SOURCE DATA:
◇ ◇ ◇

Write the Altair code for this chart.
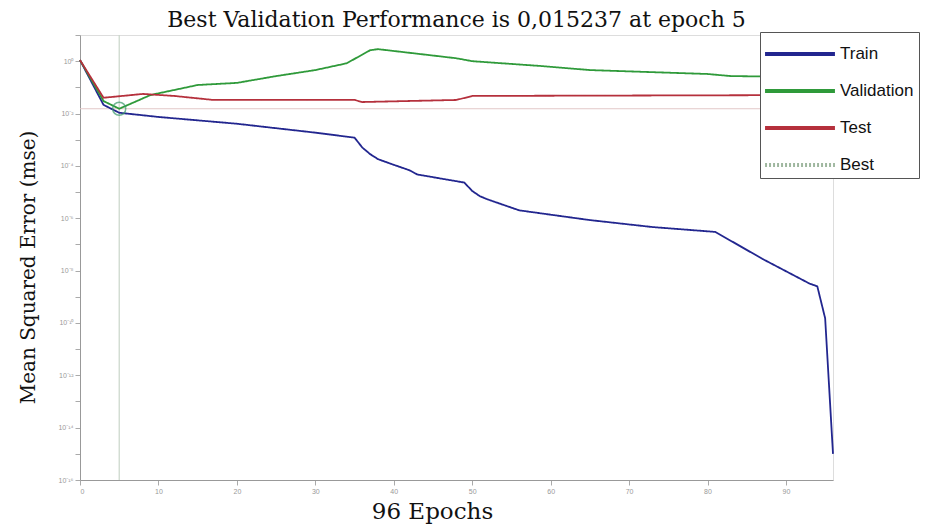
import altair as alt
import pandas as pd

# ---- data (MSE per epoch, log scale) ----
train_epochs = [0, 3, 5, 10, 20, 30, 35, 36, 37, 38, 40, 42, 43, 49, 50, 51, 52, 56, 65, 73, 81, 87, 93, 94, 95, 96]
train_mse = [1.10, 0.0214, 0.0107, 0.0074, 0.00407, 0.00186, 0.00120, 5.0e-4, 2.8e-4, 1.8e-4, 1.1e-4,
             6.8e-5, 4.7e-5, 2.3e-5, 1.1e-5, 6.9e-6, 5.2e-6, 2.0e-6, 8.5e-7, 4.6e-7, 3.0e-7,
             2.8e-8, 3.2e-9, 2.5e-9, 1.5e-10, 1.0e-15]

val_epochs = [0, 3, 5, 9, 15, 20, 25, 30, 34, 37, 38, 48, 50, 59, 65, 80, 83, 96]
val_mse = [1.10, 0.030, 0.015237, 0.051, 0.123, 0.148, 0.269, 0.457, 0.83, 2.63, 2.88,
           1.29, 1.0, 0.646, 0.457, 0.324, 0.269, 0.245]

test_epochs = [0, 3, 8, 12, 17, 35, 36, 48, 50, 96]
test_mse = [1.10, 0.040, 0.056, 0.047, 0.033, 0.033, 0.0275, 0.033, 0.047, 0.051]

best_epoch = 5
best_mse = 0.015237
max_epoch = 96

series_order = ["Train", "Validation", "Test", "Best"]
series_colors = ["#22268f", "#2f9a3a", "#b5303c", "#9fb79f"]
series_dash = [[1, 0], [1, 0], [1, 0], [2, 2]]

x_ticks = list(range(0, 100, 10))
y_ticks = [10.0 ** k for k in range(-16, 2)]
sup = {"0": "⁰", "1": "¹", "2": "²", "3": "³", "4": "⁴", "5": "⁵", "6": "⁶",
       "7": "⁷", "8": "⁸", "9": "⁹", "-": "⁻"}

# ---- build tables ----
rows = []
for e, v in zip(train_epochs, train_mse):
    rows.append({"epoch": e, "mse": v, "series": "Train"})
for e, v in zip(val_epochs, val_mse):
    rows.append({"epoch": e, "mse": v, "series": "Validation"})
for e, v in zip(test_epochs, test_mse):
    rows.append({"epoch": e, "mse": v, "series": "Test"})
df = pd.DataFrame(rows)
best_df = pd.DataFrame({"epoch": [0, max_epoch], "mse": [best_mse, best_mse]})

# label expression: only even decades get a label
conds = []
for k in range(1, -17, -1):
    lab = "" if k % 2 else "10" + "".join(sup[c] for c in str(k))
    conds.append((10.0 ** k * 0.5, lab))
expr = "''"
for thr, lab in reversed(conds):
    expr = f"datum.value > {thr} ? '{lab}' : ({expr})"

serif = "DejaVu Serif"

x_enc = alt.X("epoch:Q",
              scale=alt.Scale(domain=[0, max_epoch], nice=False, zero=False),
              axis=alt.Axis(values=x_ticks, title="96 Epochs", grid=False,
                            labelFontSize=7, labelColor="#999", tickColor="#aaa",
                            domainColor="#999", tickSize=5,
                            titleFont=serif, titleFontSize=23,
                            titleFontWeight="normal", titleColor="#111",
                            titleX=352, titleY=31, titleBaseline="middle", titleAlign="center"))
y_enc = alt.Y("mse:Q",
              scale=alt.Scale(type="log", domain=[1e-16, 10], nice=False),
              axis=alt.Axis(values=y_ticks, labelExpr=expr, title="Mean Squared Error (mse)",
                            grid=False, labelFontSize=7, labelColor="#999", tickColor="#aaa",
                            domainColor="#999", tickSize=5,
                            titleFont=serif, titleFontSize=20,
                            titleFontWeight="normal", titleColor="#111",
                            titleAngle=-90, titleX=-52, titleY=232,
                            titleBaseline="middle", titleAlign="center"))

leg = alt.Legend(title=None, orient="none", legendX=680, legendY=-3,
                 symbolType="M-2.33,0L2.33,0", symbolSize=900, symbolStrokeWidth=4,
                 symbolOffset=18, labelOffset=23,
                 labelFont="Liberation Sans", labelFontSize=17, labelColor="#111",
                 rowPadding=12, padding=5,
                 fillColor="white", strokeColor="#555")

color_enc = alt.Color("series:N", sort=series_order,
                      scale=alt.Scale(domain=series_order, range=series_colors), legend=leg)
dash_enc = alt.StrokeDash("series:N", sort=series_order,
                          scale=alt.Scale(domain=series_order, range=series_dash), legend=leg)

lines = alt.Chart(df).mark_line(strokeWidth=1.8).encode(
    x=x_enc, y=y_enc, color=color_enc, strokeDash=dash_enc)

best_line = alt.Chart(best_df).mark_line(strokeWidth=1, color="#e2c8c8").encode(
    x=x_enc, y=y_enc)

vrule = alt.Chart(pd.DataFrame({"epoch": [best_epoch]})).mark_rule(
    color="#c9d6c9", strokeWidth=1.2).encode(x=x_enc)

circle = alt.Chart(pd.DataFrame({"epoch": [best_epoch], "mse": [best_mse]})).mark_point(
    shape="circle", filled=False, size=170, color="#3a9a6a", strokeWidth=1.5).encode(x=x_enc, y=y_enc)

chart = alt.layer(vrule, best_line, lines, circle).properties(
    width=753, height=445,
    title=alt.Title("Best Validation Performance is 0,015237 at epoch 5",
                    font=serif, fontSize=22, fontWeight="normal",
                    color="#111", anchor="middle", offset=0),
    autosize=alt.AutoSizeParams(type="none"),
    padding={"left": 72, "top": 27, "right": 94, "bottom": 48},
).configure_view(stroke=None).configure(background="white")

chart.save("out.html", embed_options={"renderer": "svg", "actions": False})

◇ ◇ ◇

Copy the material shown above in full and exactly. Skip the pictures.

RESULT FOR THIS TASK:
Write the Altair code for this chart.
import altair as alt
import pandas as pd

# ---- data (MSE per epoch, log scale) ----
train_epochs = [0, 3, 5, 10, 20, 30, 35, 36, 37, 38, 40, 42, 43, 49, 50, 51, 52, 56, 65, 73, 81, 87, 93, 94, 95, 96]
train_mse = [1.10, 0.0214, 0.0107, 0.0074, 0.00407, 0.00186, 0.00120, 5.0e-4, 2.8e-4, 1.8e-4, 1.1e-4,
             6.8e-5, 4.7e-5, 2.3e-5, 1.1e-5, 6.9e-6, 5.2e-6, 2.0e-6, 8.5e-7, 4.6e-7, 3.0e-7,
             2.8e-8, 3.2e-9, 2.5e-9, 1.5e-10, 1.0e-15]

val_epochs = [0, 3, 5, 9, 15, 20, 25, 30, 34, 37, 38, 48, 50, 59, 65, 80, 83, 96]
val_mse = [1.10, 0.030, 0.015237, 0.051, 0.123, 0.148, 0.269, 0.457, 0.83, 2.63, 2.88,
           1.29, 1.0, 0.646, 0.457, 0.324, 0.269, 0.245]

test_epochs = [0, 3, 8, 12, 17, 35, 36, 48, 50, 96]
test_mse = [1.10, 0.040, 0.056, 0.047, 0.033, 0.033, 0.0275, 0.033, 0.047, 0.051]

best_epoch = 5
best_mse = 0.015237
max_epoch = 96

series_order = ["Train", "Validation", "Test", "Best"]
series_colors = ["#22268f", "#2f9a3a", "#b5303c", "#9fb79f"]
series_dash = [[1, 0], [1, 0], [1, 0], [2, 2]]

x_ticks = list(range(0, 100, 10))
y_ticks = [10.0 ** k for k in range(-16, 2)]
sup = {"0": "⁰", "1": "¹", "2": "²", "3": "³", "4": "⁴", "5": "⁵", "6": "⁶",
       "7": "⁷", "8": "⁸", "9": "⁹", "-": "⁻"}

# ---- build tables ----
rows = []
for e, v in zip(train_epochs, train_mse):
    rows.append({"epoch": e, "mse": v, "series": "Train"})
for e, v in zip(val_epochs, val_mse):
    rows.append({"epoch": e, "mse": v, "series": "Validation"})
for e, v in zip(test_epochs, test_mse):
    rows.append({"epoch": e, "mse": v, "series": "Test"})
df = pd.DataFrame(rows)
best_df = pd.DataFrame({"epoch": [0, max_epoch], "mse": [best_mse, best_mse]})

# label expression: only even decades get a label
conds = []
for k in range(1, -17, -1):
    lab = "" if k % 2 else "10" + "".join(sup[c] for c in str(k))
    conds.append((10.0 ** k * 0.5, lab))
expr = "''"
for thr, lab in reversed(conds):
    expr = f"datum.value > {thr} ? '{lab}' : ({expr})"

serif = "DejaVu Serif"

x_enc = alt.X("epoch:Q",
              scale=alt.Scale(domain=[0, max_epoch], nice=False, zero=False),
              axis=alt.Axis(values=x_ticks, title="96 Epochs", grid=False,
                            labelFontSize=7, labelColor="#999", tickColor="#aaa",
                            domainColor="#999", tickSize=5,
                            titleFont=serif, titleFontSize=23,
                            titleFontWeight="normal", titleColor="#111",
                            titleX=352, titleY=31, titleBaseline="middle", titleAlign="center"))
y_enc = alt.Y("mse:Q",
              scale=alt.Scale(type="log", domain=[1e-16, 10], nice=False),
              axis=alt.Axis(values=y_ticks, labelExpr=expr, title="Mean Squared Error (mse)",
                            grid=False, labelFontSize=7, labelColor="#999", tickColor="#aaa",
                            domainColor="#999", tickSize=5,
                            titleFont=serif, titleFontSize=20,
                            titleFontWeight="normal", titleColor="#111",
                            titleAngle=-90, titleX=-52, titleY=232,
                            titleBaseline="middle", titleAlign="center"))

leg = alt.Legend(title=None, orient="none", legendX=680, legendY=-3,
                 symbolType="M-2.33,0L2.33,0", symbolSize=900, symbolStrokeWidth=4,
                 symbolOffset=18, labelOffset=23,
                 labelFont="Liberation Sans", labelFontSize=17, labelColor="#111",
                 rowPadding=12, padding=5,
                 fillColor="white", strokeColor="#555")

color_enc = alt.Color("series:N", sort=series_order,
                      scale=alt.Scale(domain=series_order, range=series_colors), legend=leg)
dash_enc = alt.StrokeDash("series:N", sort=series_order,
                          scale=alt.Scale(domain=series_order, range=series_dash), legend=leg)

lines = alt.Chart(df).mark_line(strokeWidth=1.8).encode(
    x=x_enc, y=y_enc, color=color_enc, strokeDash=dash_enc)

best_line = alt.Chart(best_df).mark_line(strokeWidth=1, color="#e2c8c8").encode(
    x=x_enc, y=y_enc)

vrule = alt.Chart(pd.DataFrame({"epoch": [best_epoch]})).mark_rule(
    color="#c9d6c9", strokeWidth=1.2).encode(x=x_enc)

circle = alt.Chart(pd.DataFrame({"epoch": [best_epoch], "mse": [best_mse]})).mark_point(
    shape="circle", filled=False, size=170, color="#3a9a6a", strokeWidth=1.5).encode(x=x_enc, y=y_enc)

chart = alt.layer(vrule, best_line, lines, circle).properties(
    width=753, height=445,
    title=alt.Title("Best Validation Performance is 0,015237 at epoch 5",
                    font=serif, fontSize=22, fontWeight="normal",
                    color="#111", anchor="middle", offset=0),
    autosize=alt.AutoSizeParams(type="none"),
    padding={"left": 72, "top": 27, "right": 94, "bottom": 48},
).configure_view(stroke=None).configure(background="white")

chart.save("out.html", embed_options={"renderer": "svg", "actions": False})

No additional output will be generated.